这时,夫人弗朗西斯显得有些担心地说:“亚蒙,我们出去吧。”
哈默说:“不,我不出去。他们现在已经没有办法把我从这里赶出去了。”
哈默夫妇在桌边坐下来,便和麦吉夫妇友好地交谈起来。麦吉先生是一家大石油供应公司的负责人,并且也和哈默的西方石油公司做生意,对哈默的名字是很熟悉的。渐渐地,石油大亨们一个一个地都到齐了,当他们看到哈默时都感到很吃惊,他们非常惊讶地发现,为什么得克萨斯石油巨头们的聚会,会有一个来自加利福尼亚州的不速之客?
这时,主持人宣布大家起来列队欢迎邓小平和中国代表团。在这个特殊的队列中,共站着50多位总经理,还有他们的夫人。当邓小平带着他的代表团满面春风地走进宴会大厅时,掌声四起。哈默后来是这么回忆他和邓小平第一次见面的:
他身材矮小,脸上一直闪烁着动人的微笑。一名翻译陪着他,依次把每位总经理的名字告诉他,并说几句介绍的话。
当他走到我的面前时,邓对翻译说:“你不用给我介绍哈默博士。”然后冲着我笑起来,握着我的手说:“我们都知道你。你是在苏联需要帮助的时候帮助了列宁的那个人。现在你可要来中国帮助我们呢。”
“我非常愿意,”我回答说,“可是据我了解,你们不允许私人飞机进入中国,而我年纪太大,不乘坐商用飞机。”
“噢。”他说着把手一挥,好像把这个问题扔到一边,“这好办。你只要给我一封电报,告诉我你想什么时候来,我可以作出一切必要的安排。”
欢迎仪式结束后,哈默夫妇又回到了“自己的”5号桌。因为每一桌都有一个中国代表团的成员。与哈默同坐一桌的是中国驻加拿大大使章文晋(后任驻美国大使)。章文晋说:“哈默博士,您不应当坐在这儿,您应当和邓小平副总理坐在一起。”
于是章文晋就拉着哈默的手,将他带到邓小平的桌旁。邓小平就让哈默博士坐在他的身边。而坐在同桌的能源部部长詹姆斯·施莱辛格无可奈何,只能对哈默冷冷地瞟了几眼。可是哈默并不在乎,他知道,当着邓小平这位中国尊贵的客人的面,谁也没有办法再把他这个能骗过特工混进来的人给赶出去了。

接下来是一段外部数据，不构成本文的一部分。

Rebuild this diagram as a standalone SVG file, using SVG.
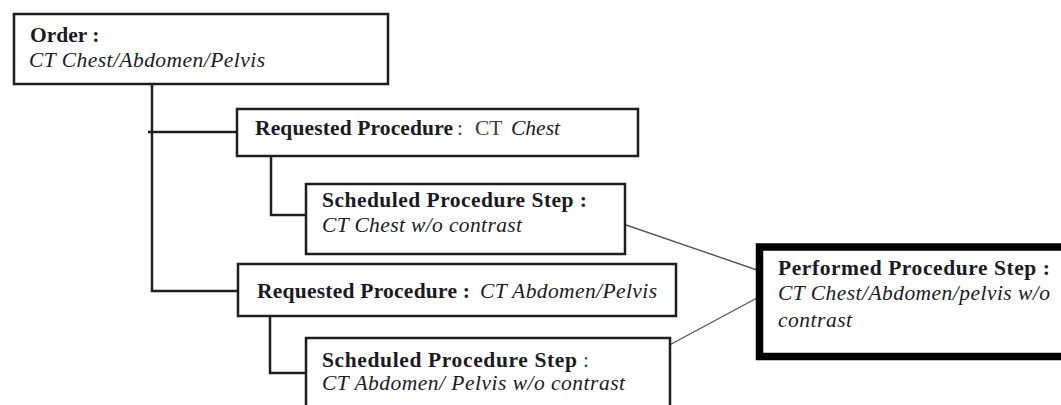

而总统的那位特别贸易代表鲍勃·斯特劳斯因为迟到了一会儿,就坐在附近稍远的一桌,用一种揶揄的表情看着哈默,偷偷地笑了。
据哈默后来回忆,在那次晚餐会上,邓小平和他谈得非常愉快,给他留下了深刻的印象:
邓一直通过翻译同我谈话。他想知道我同列宁会面的一切情况,以及我对列宁的新经济政策的感受。
他非常敏锐,非常明智,而且,正如我以后发现的,他有着很强的记忆力———每次和我见面他总是确切地记得前一次都讲了些什么。他从不需要笔录或问他的助手,他总是什么都知道。
最后邓领我走到他的包厢,让我坐在他的身边,观看为他举行的专场表演。我们相处得非常惬意。在晚上的活动结束的时候,他再一次非常肯定地重申了他的邀请。我告诉他,我一旦拟定好一些切实可行的建议并搭起一个经理班子,我就到北京和他见面。
经过多次书信联系。仅在短短的两个月后,哈默博士乘坐他的私人飞机降落在北京。
邓小平和哈默在中国的土地上握手了。经过多方认真会谈,这次哈默与中国方面签订了包括石油勘探、煤矿开采、杂交稻种和化学肥料等方面的初步协议,开始了与中国的经济合作计划。